The problem ElektraGo was solving is specific and real: millions of Hispanic users in the United States want to send money to family in Mexico and other Latin American countries without visiting a bank branch in person. Opening a US bank account digitally, as a recent immigrant or an underbanked user, is harder than it should be. ElektraGo was built to remove that friction.

Axented has been ElektraGo's engineering partner since August 2021, delivering the full product — web, iOS, and Android — from scratch, and embedding with the client's internal teams to sustain momentum through a complex, regulation-gated launch process.

What Made This Build Different

Fintech products live or dies on correctness. A standard consumer app can absorb a few bugs in a weekly release — users are annoyed, the team patches it, the world moves on. A cross-border payment product that misroutes a transaction, fails to complete a money transfer, or creates an inconsistent account state has a different cost profile. The user lost money. Trust is gone. The regulatory relationship with the sponsoring bank is at risk.

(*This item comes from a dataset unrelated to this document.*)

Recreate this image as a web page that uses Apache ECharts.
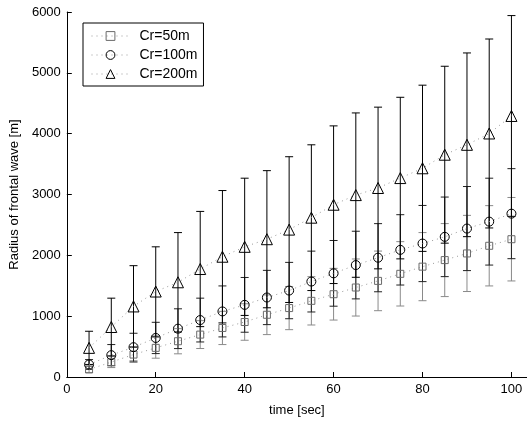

That context shaped how we built. Security-by-design from the first architecture conversation, not added at the end. Fintech-grade engineering standards across the full stack. And a delivery model that could keep shipping while the external banking approval process — which is entirely outside engineering's control — ran in parallel.

The Team Structure

The Axented team embedded with ElektraGo's internal organization: six to eight people depending on phase, combining frontend, backend, mobile (iOS/Android), architecture, UX/UI, and project management. The operating model was client-led program management with Axented providing the execution. Daily coordination via Slack and Zoom. Sprint governance in monday.com.

This structure — Axented engineers as an integrated part of the client team rather than a separate vendor — is a deliberate choice on engagements of this type. When a fintech product is being built for the first time, the people building it need full context of the product decisions, not just the tickets assigned to them.

Parallel Track Execution

The sponsoring bank approval required to launch a fintech product in the US is a significant dependency: months of regulatory review, documentation, and compliance verification that happens entirely outside the engineering workstream. The standard approach — wait for approval, then build — loses months of time. The Axented approach: structure the delivery so that the engineering work progresses to production readiness ahead of the banking approval, positioning the product for immediate launch once clearance is granted.

That parallel-track model requires discipline. Engineering decisions made in advance of regulatory clarity need to be made with flexibility built in — the compliance requirements that emerge during the approval process may require architectural adjustments. Building a system that's too rigid to absorb those adjustments is a failure mode. Building one so flexible it has no real design is another.

Security Architecture

For a product handling account access and cross-border money movement, the security architecture is not a feature — it's the foundation everything else runs on. We provided senior security architecture expertise alongside the product development work: secure design patterns for financial data handling, platform hardening, and operational readiness review before anything touched production.

The architecture and security work was delivered alongside the product, not at the end of it. Security found during production is expensive. Security designed into the system from the start is part of the delivery.

A Long-Term Partnership

ElektraGo is an ongoing engagement. Since August 2021, the relationship has evolved from initial product build to sustained delivery and team augmentation — supporting the client's internal engineering organization with additional capacity, technical expertise, and recruiting support to build the internal team over time.

The Executive VP of Fraternitas described the relationship: "The technical team is remarkable; they're definitely more talented than other software companies." The result of nearly four years of ongoing collaboration is a product built to fintech-grade standards, a launch-ready platform, and an internal team that has grown with support from Axented throughout.